Migranti: card. Reina (Roma), “se incontra l’indifferenza la vita si trasforma in morte”

Card. Reina alla preghiera "Morire di Speranza" - 18 giugno 2025 (Foto S. Egidio)

“Un appello alle coscienze, alle coscienze di tutti” la preghiera  di ieri sera nella Basilica di Santa Maria in Trastevere per ricordare le oltre 70mila vittime migranti – dal 1990 ad oggi – nel mare Mediterraneo o nelle altre rotte verso l’Europa. Lo ha detto il card. Baldassare Reina, vicario del Papa per la diocesi di Roma, presiedendo la veglia promossa dalla Comunità di Sant’Egidio insieme alle altre associazioni impegnate nell’accoglienza e nell’integrazione come il Centro Astalli, la Caritas Italiana, la Federazione Chiese Evangeliche in Italia, le Acli, lo Scalabrini International Migration Network, la Fondazione Migrantes, la Comunità Papa Giovanni XXIII e l’Acse.
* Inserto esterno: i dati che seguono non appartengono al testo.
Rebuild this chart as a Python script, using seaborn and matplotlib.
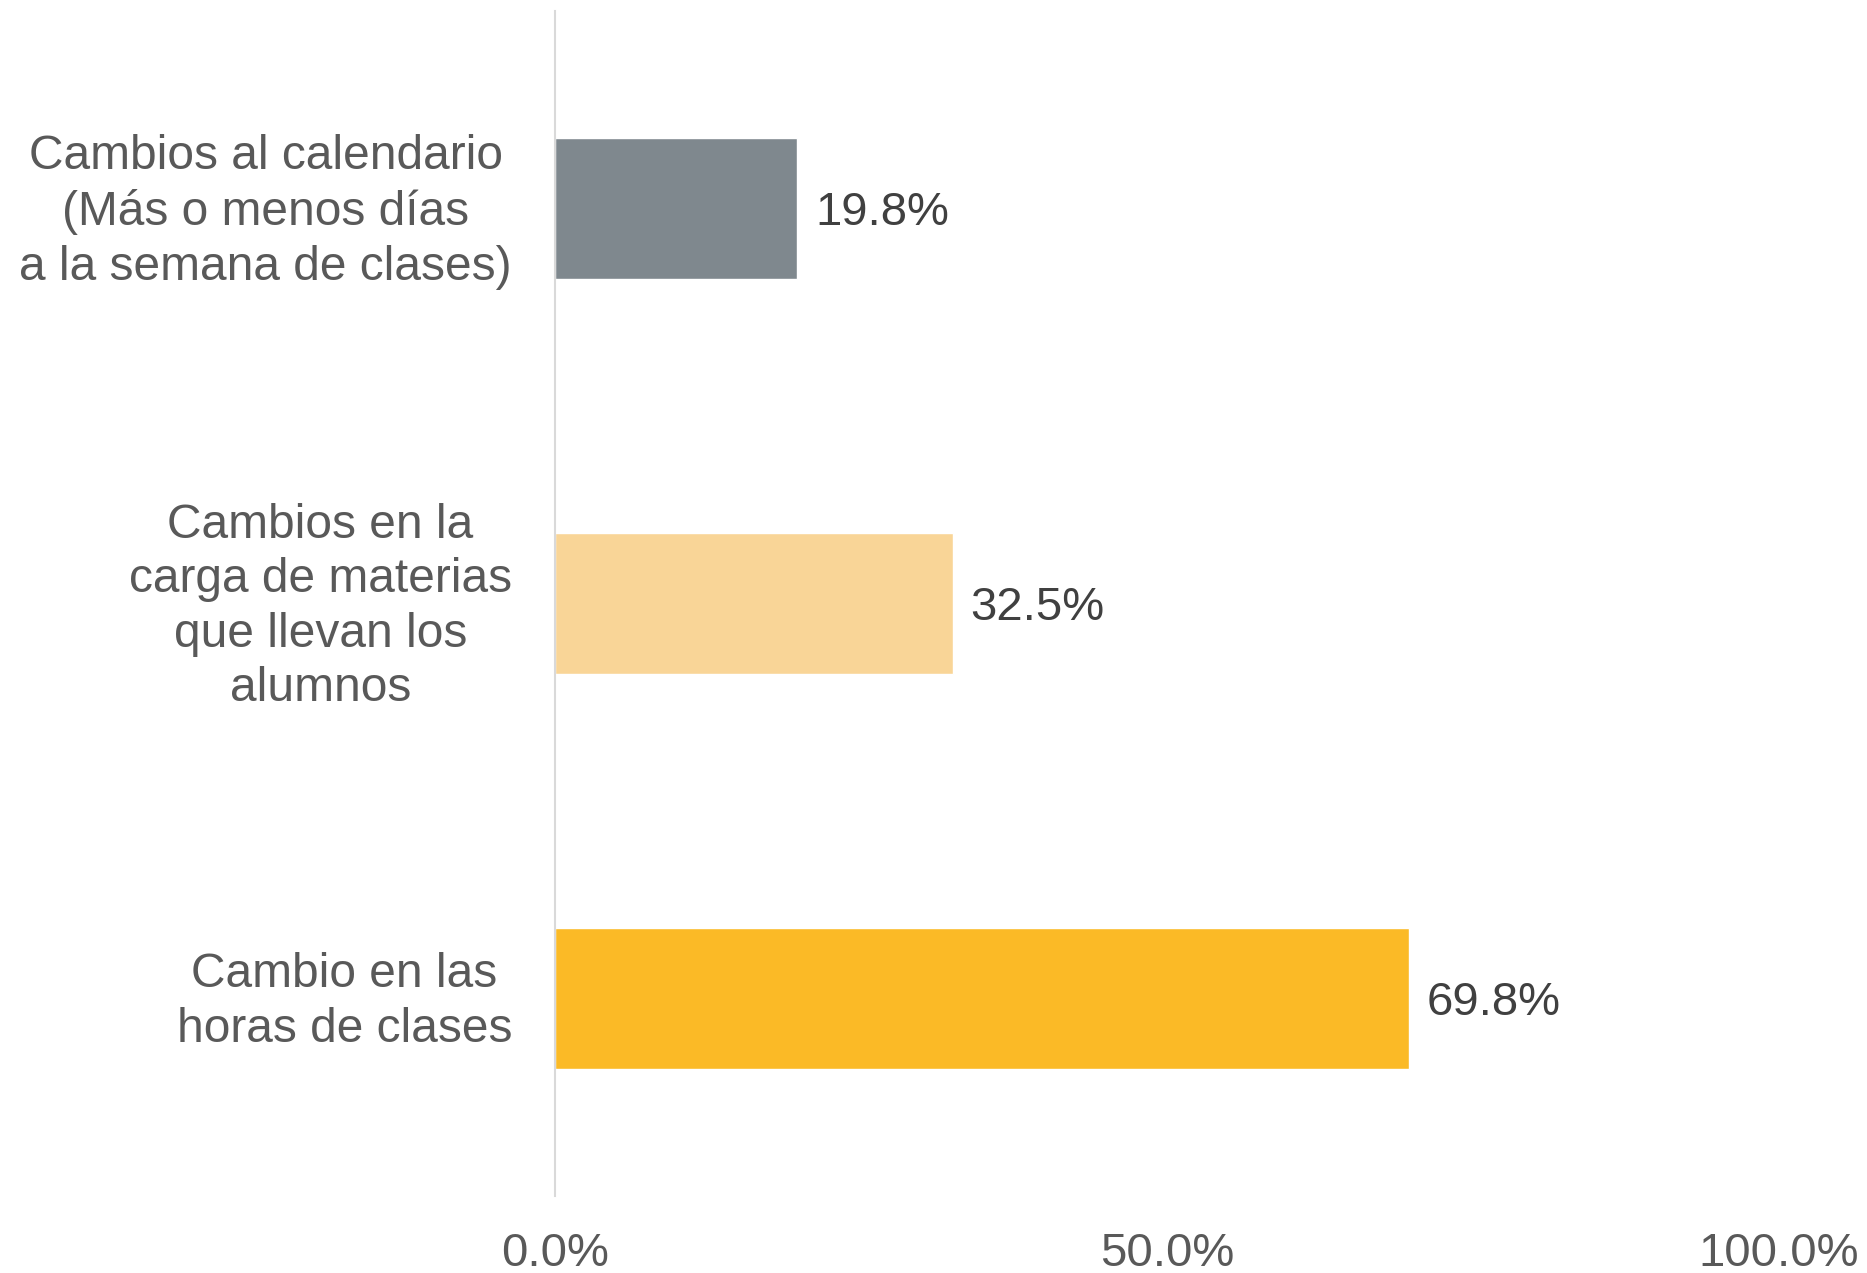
import matplotlib
matplotlib.use('Agg')
import matplotlib.pyplot as plt
import matplotlib.transforms as mtransforms
import seaborn as sns
import pandas as pd
from matplotlib.ticker import FuncFormatter

# data
categories = [
    'Cambios al calendario\n(Más o menos días\na la semana de clases)',
    'Cambios en la\ncarga de materias\nque llevan los\nalumnos',
    'Cambio en las\nhoras de clases',
]
values = [19.8, 32.5, 69.8]
colors = ['#7F888E', '#F9D597', '#FBBA26']
x_ticks = [0, 50, 100]

sns.set_theme(style='white')
plt.rcParams['font.family'] = ['Liberation Sans', 'DejaVu Sans']

df = pd.DataFrame({'cat': categories, 'val': values})

fig = plt.figure(figsize=(18.67, 12.73), dpi=100)
ax = fig.add_axes([0.2973, 0.0605, 0.6553, 0.9309])

sns.barplot(data=df, y='cat', x='val', hue='cat', palette=colors,
            orient='h', width=0.357, legend=False, ax=ax, saturation=1)

ax.set_xlim(0, 100)
ax.set_ylim(2.5, -0.5)
ax.set_xticks(x_ticks)
ax.xaxis.set_major_formatter(FuncFormatter(lambda v, _: f'{v:.1f}%'))
ax.set_xlabel('')
ax.set_ylabel('')

for s in ['top', 'right', 'bottom']:
    ax.spines[s].set_visible(False)
ax.spines['left'].set_color('#D9D9D9')
ax.spines['left'].set_linewidth(1.5)

ax.tick_params(axis='x', length=0, pad=26, labelsize=34, labelcolor='#595959')
ax.tick_params(axis='y', length=0, pad=31, labelsize=34.5, labelcolor='#595959')

# nudge category labels up a little
shift = mtransforms.ScaledTranslation(0, 4.5 / 72, fig.dpi_scale_trans)
for tick in ax.yaxis.get_major_ticks():
    lbl = tick.label1
    lbl.set_multialignment('center')
    lbl.set_linespacing(1.27)
    lbl.set_transform(lbl.get_transform() + shift)

# value labels next to each bar
for c in ax.containers:
    for p, v in zip(c.patches, c.datavalues):
        ax.annotate(f'{v:.1f}%', (p.get_width(), p.get_y() + p.get_height() / 2),
                    xytext=(13, 0), textcoords='offset points',
                    ha='left', va='center_baseline', fontsize=34, color='#404040')

fig.savefig('out.png', dpi=100, facecolor='white')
Negli ultimi cinque anni, tra coloro che sono morti e dispersi, oltre il 38% sono donne e bambini. “Se sono in mare o stanno attraversando la rotta balcanica, ci sarà qualcuno che dovrà pensare a questo problema!”, ha sottolineato il porporato: “il fratello diventa un problema, il suo bisogno di vita diventa un problema, il suo bisogno di futuro diventa un problema, il suo grido di speranza diventa un problema. Ciò che è vita diventa un problema e, se incontra l’indifferenza di tanti, la vita si trasforma in morte”. E “noi siamo qui questa sera per ricordare i nostri fratelli, che sono morti attraverso le varie rotte, dall’Africa piuttosto che la rotta balcanica, altri viaggi di speranza o disperati. Sono morti perché cercavano la vita, perché avevano bisogno di futuro, di speranza. Avevano sognato, per loro stessi e per le loro famiglie qualcosa di diverso, che non fosse la carestia, che non fosse una guerra tribale, che non fosse la mancanza di lavoro. Siamo qui questa sera per ricordarli, diverse sensibilità, fedi, religioni, confessioni, ma uniti da questo grido di dolore. Uniti da questo incessante, ininterrotto grido e bisogno di vita, al quale non dobbiamo essere indifferenti. Non dobbiamo e non possiamo, pena vanificare ogni forma di esperienza religiosa e ogni forma di autentica umanità”. Questa preghiera è – quindi – “un appello alle coscienze, perché l’altro sia rispettato, l’altro sia amato, l’altro sia accolto, all’altro sia dato diritto di cittadinanza, gli sia data la possibilità di futuro. Appello alle coscienze, a noi stessi, perché non siamo migliori di altri. E attraverso di noi, se davvero crediamo a questo messaggio eterno, attraverso di noi a tanti altri. Per creare una mentalità, una cultura dell’accoglienza, dell’integrazione, del rispetto”.

(Foto S. Egidio)

Da qui l’invito a non pregare solo per i morti ma anche per tutti coloro, e potrebbe capitare anche a noi, le cui coscienze si possono addormentare. Preghiamo perché la nostra umanità non sia miope, non si rinchiuda dentro certi confini, ma sia una grande comunità, una grande famiglia, in cui ci si fa carico delle sofferenze di altri. Perché sappiamo che quelle sofferenze non sono soltanto di altri, ma forse qualche responsabilità ce l’abbiamo un po’ tutti. Allora ci facciamo carico delle gioie, dei dolori, delle sofferenze gli uni degli altri”. Sull’altare una croce realizzata con i legni dei barconi mentre durante la preghiera sono stati ricordati alcuni nomi e storie di chi a parso la vita e in loro memoria sono state acese delle candele. Altre veglie di preghiera sono previste, in questi giorni, in diverse città italiane ed europee.